Non parlo (tanto) di ricatti generici, ma di ricatti politici. Che so: dacci quel patrocinio sennò faccio girare il video, per esempio.

e i diritti dei trans?

E qui torno a Paterlini. Che dice un’altra cosa che a me pare estremamente importante. E cioè che se c’è un buon motivo per il quale a Marrazzo possono venir chieste le dimissioni, bene, quel motivo è anche il fatto che Marrazzo, pur frequentando una o più transessuali, non ha mai ritenuto che gliene derivasse l’obbligo politico di battersi per i diritti dei transessuali. Se non lo fa», scrive, «che non lo faccia per me è il vero, forse l’unico scandalo, la vera intollerabile contraddizione fra pubblico e privato».
Io penso che Paterlini abbia completamente ragione.
E, tra l’altro, da un politico che si definisce di sinistra una cosa del genere me l’aspetterei.

io non capisco

Per capire lo stato dell’arte, è interessante leggere Telese sul Fatto quotidiano: «Cosa c’è dietro la solitudine di questi leader, che sembrano trovare gratificazione solo in una vita parallela e in una dimensione sessuale diversa da quella che manifestano in pubblico (a tratti disperata)? In una intervista che pubblichiamo domani Rosy Bindi ci dice che esiste una questione morale anche nel Pd».

vite parallele

Ma come? Frequentare transessuali è una pratica che va riferita all’esistenza di una «questione morale»? Frequentare transessuali è una «vita parallela»? Perché – io mi domando – frequentare transessuali non può semplicemente essere una delle infinite forme che può assumere la relazione fra esseri umani, e dev’essere per forza espressione di una vita parallela e segreta?

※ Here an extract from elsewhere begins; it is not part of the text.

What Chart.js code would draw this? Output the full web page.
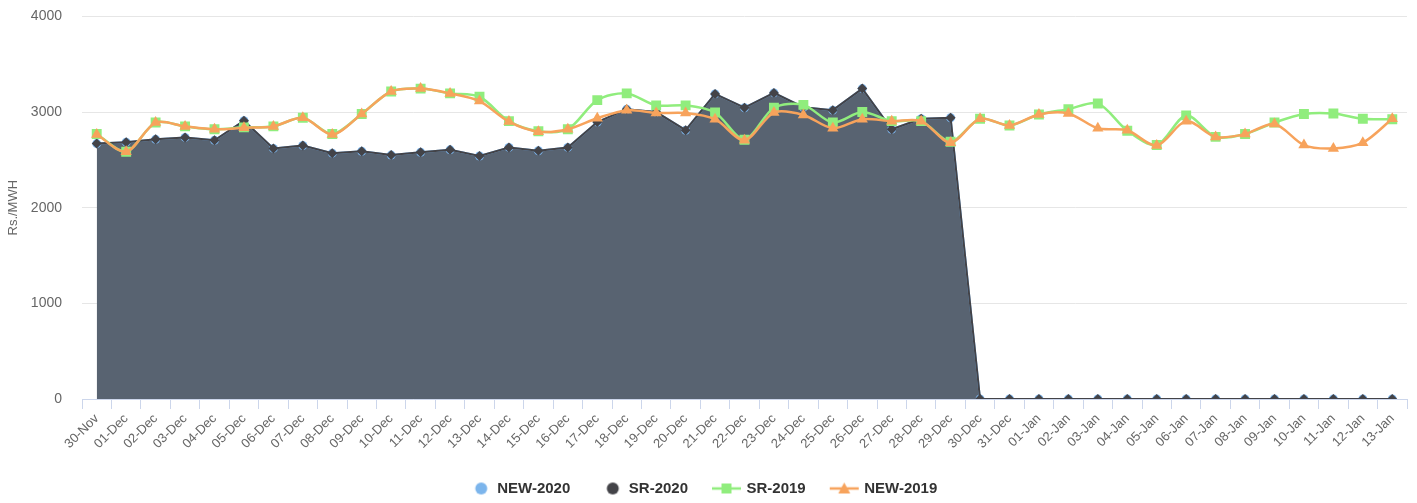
<!DOCTYPE html>
<html>
<head>
<meta charset="utf-8">
<script src="https://cdn.jsdelivr.net/npm/chart.js@4/dist/chart.umd.min.js"></script>
<style>
  html, body { margin: 0; padding: 0; background: #fff; }
  #wrap { width: 1417px; height: 503px; position: relative; }
</style>
</head>
<body>
<div id="wrap"><canvas id="priceChart"></canvas></div>
<script>
const categories = [
  "30-Nov", "01-Dec", "02-Dec", "03-Dec", "04-Dec", "05-Dec", "06-Dec", "07-Dec",
  "08-Dec", "09-Dec", "10-Dec", "11-Dec", "12-Dec", "13-Dec", "14-Dec", "15-Dec",
  "16-Dec", "17-Dec", "18-Dec", "19-Dec", "20-Dec", "21-Dec", "22-Dec", "23-Dec",
  "24-Dec", "25-Dec", "26-Dec", "27-Dec", "28-Dec", "29-Dec", "30-Dec", "31-Dec",
  "01-Jan", "02-Jan", "03-Jan", "04-Jan", "05-Jan", "06-Jan", "07-Jan", "08-Jan",
  "09-Jan", "10-Jan", "11-Jan", "12-Jan", "13-Jan",
];

const new2020 = [
  2670, 2685, 2715, 2735, 2705, 2910, 2620, 2650, 2570, 2590, 2550, 2580, 2605, 2540, 2630,
  2595, 2630, 2895, 3030, 3000, 2810, 3190, 3045, 3200, 3050, 3020, 3245, 2820, 2930, 2940,
  0, 0, 0, 0, 0, 0, 0, 0, 0, 0, 0, 0, 0, 0, 0,
];

const sr2020 = [
  2670, 2685, 2715, 2735, 2705, 2910, 2620, 2650, 2570, 2590, 2550, 2580, 2605, 2540, 2630,
  2595, 2630, 2895, 3030, 3000, 2810, 3190, 3045, 3200, 3050, 3020, 3245, 2820, 2930, 2940,
  0, 0, 0, 0, 0, 0, 0, 0, 0, 0, 0, 0, 0, 0, 0,
];

const sr2019 = [
  2770, 2585, 2890, 2850, 2820, 2840, 2850, 2940, 2770, 2980, 3215, 3245, 3195, 3160, 2905,
  2800, 2820, 3125, 3195, 3070, 3070, 2995, 2710, 3045, 3075, 2890, 3000, 2905, 2905, 2690,
  2930, 2860, 2975, 3030, 3090, 2805, 2655, 2965, 2740, 2770, 2890, 2980, 2985, 2930, 2925,
];

const new2019 = [
  2765, 2585, 2890, 2850, 2820, 2835, 2850, 2940, 2765, 2980, 3215, 3245, 3195, 3115, 2900,
  2795, 2820, 2935, 3020, 2990, 2990, 2925, 2705, 2995, 2970, 2830, 2925, 2905, 2905, 2680,
  2930, 2860, 2975, 2985, 2830, 2810, 2650, 2905, 2740, 2770, 2875, 2655, 2620, 2680, 2930,
];

const yTicks = [0, 1000, 2000, 3000, 4000];

const colors = {
  new2020: "#7cb5ec",
  sr2020: "#434348",
  sr2019: "#90ed7d",
  new2019: "#f7a35c",
  area: "#586371",
};

// legend symbols: circle only, or line with a marker on it
const makeIcon = (color, kind) => {
  const c = document.createElement("canvas");
  c.width = 44;
  c.height = 16;
  const g = c.getContext("2d");
  g.fillStyle = color;
  g.strokeStyle = color;
  if (kind === "circle") {
    g.beginPath();
    g.arc(28.5, 8, 6, 0, Math.PI * 2);
    g.fill();
    return c;
  }
  g.lineWidth = 2.5;
  g.beginPath();
  g.moveTo(10, 8);
  g.lineTo(39, 8);
  g.stroke();
  g.beginPath();
  if (kind === "square") {
    g.rect(19.5, 3, 10, 10);
  } else {
    g.moveTo(24.5, 2);
    g.lineTo(30.5, 13);
    g.lineTo(18.5, 13);
    g.closePath();
  }
  g.fill();
  return c;
};

const icons = [
  makeIcon(colors.new2020, "circle"),
  makeIcon(colors.sr2020, "circle"),
  makeIcon(colors.sr2019, "square"),
  makeIcon(colors.new2019, "triangle"),
];

// nudge the legend row a little to the left
const legendShift = {
  id: "legendShift",
  afterLayout(chart) {
    if (!chart.legend) return;
    chart.legend.left -= 5;
    chart.legend.right -= 5;
  },
};

Chart.defaults.font.family = '"Lucida Grande", "Lucida Sans Unicode", Arial, Helvetica, sans-serif';

new Chart(document.getElementById("priceChart"), {
  type: "line",
  data: {
    labels: categories,
    datasets: [
      {
        label: "NEW-2020",
        data: new2020,
        order: 3,
        borderColor: colors.new2020,
        backgroundColor: colors.area,
        fill: "origin",
        borderWidth: 2,
        pointStyle: "circle",
        pointRadius: 4.5,
        pointBackgroundColor: colors.new2020,
        pointBorderWidth: 0,
        tension: 0,
      },
      {
        label: "SR-2020",
        data: sr2020,
        order: 2,
        borderColor: colors.sr2020,
        backgroundColor: colors.sr2020,
        fill: false,
        borderWidth: 2,
        pointStyle: "rectRot",
        pointRadius: 5,
        pointBackgroundColor: colors.sr2020,
        pointBorderWidth: 0,
        tension: 0,
      },
      {
        label: "SR-2019",
        data: sr2019,
        order: 1,
        borderColor: colors.sr2019,
        backgroundColor: colors.sr2019,
        fill: false,
        borderWidth: 2.5,
        pointStyle: "rect",
        pointRadius: 7,
        pointBackgroundColor: colors.sr2019,
        pointBorderWidth: 0,
        tension: 0.3,
      },
      {
        label: "NEW-2019",
        data: new2019,
        order: 0,
        borderColor: colors.new2019,
        backgroundColor: colors.new2019,
        fill: false,
        borderWidth: 2.5,
        pointStyle: "triangle",
        pointRadius: 6.5,
        pointBackgroundColor: colors.new2019,
        pointBorderWidth: 0,
        tension: 0.3,
      },
    ],
  },
  options: {
    responsive: true,
    maintainAspectRatio: false,
    animation: false,
    layout: { padding: { top: 4, right: 10, bottom: -3, left: 0 } },
    scales: {
      y: {
        min: 0,
        max: 4000,
        afterBuildTicks: (scale) => {
          scale.ticks = yTicks.map((v) => ({ value: v }));
        },
        afterFit: (scale) => {
          scale.width = 82;
        },
        title: {
          display: true,
          text: "Rs./MWH",
          color: "#666666",
          font: { size: 13 },
          padding: { top: 6, bottom: 4 },
        },
        ticks: {
          color: "#666666",
          font: { size: 14 },
          padding: 8,
          callback: (value) => String(value),
        },
        grid: {
          color: "#e6e6e6",
          drawTicks: true,
          tickLength: 12,
          tickColor: "rgba(0,0,0,0)",
        },
        border: { display: false },
      },
      x: {
        offset: true,
        afterFit: (scale) => {
          scale.height = 61;
        },
        ticks: {
          autoSkip: false,
          maxRotation: 45,
          minRotation: 45,
          color: "#666666",
          font: { size: 13 },
          padding: 2,
        },
        grid: {
          offset: true,
          drawOnChartArea: false,
          drawTicks: true,
          tickLength: 10,
          color: "#ccd6eb",
        },
        border: { display: true, color: "#ccd6eb" },
      },
    },
    plugins: {
      tooltip: { enabled: false },
      legend: {
        position: "bottom",
        labels: {
          usePointStyle: true,
          pointStyleWidth: 30,
          padding: 21,
          color: "#333333",
          font: { size: 15, weight: "bold" },
          sort: (a, b) => a.datasetIndex - b.datasetIndex,
          generateLabels: (chart) =>
            Chart.defaults.plugins.legend.labels.generateLabels(chart).map((item) => ({
              ...item,
              pointStyle: icons[item.datasetIndex],
            })),
        },
      },
    },
  },
  plugins: [legendShift],
});
</script>
</body>
</html>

ma le lenzuola, quelle no!

Chiediamogli le dimissioni, magari.
Se proprio sentiamo di dover fare qualcosa facciamo questo, che è meglio; che è il massimo a cui possiamo spingerci.
Non spingiamoci sotto le lenzuola, o sui divani, di chi di quelle lenzuola e di quei divani non solo a noi non ha mai parlato, ma non s’è mai nemmeno fatto scudo.
Non spingiamoci sotto le lenzuola di chi non ha mai voluto farci sapere quanto dotato fosse, e di qual vaglia fosse la sua resistenza allo sforzo di ciò che, sopraffatto dal senso di colpa, con squallida impudenza potrebbe chiamare amore.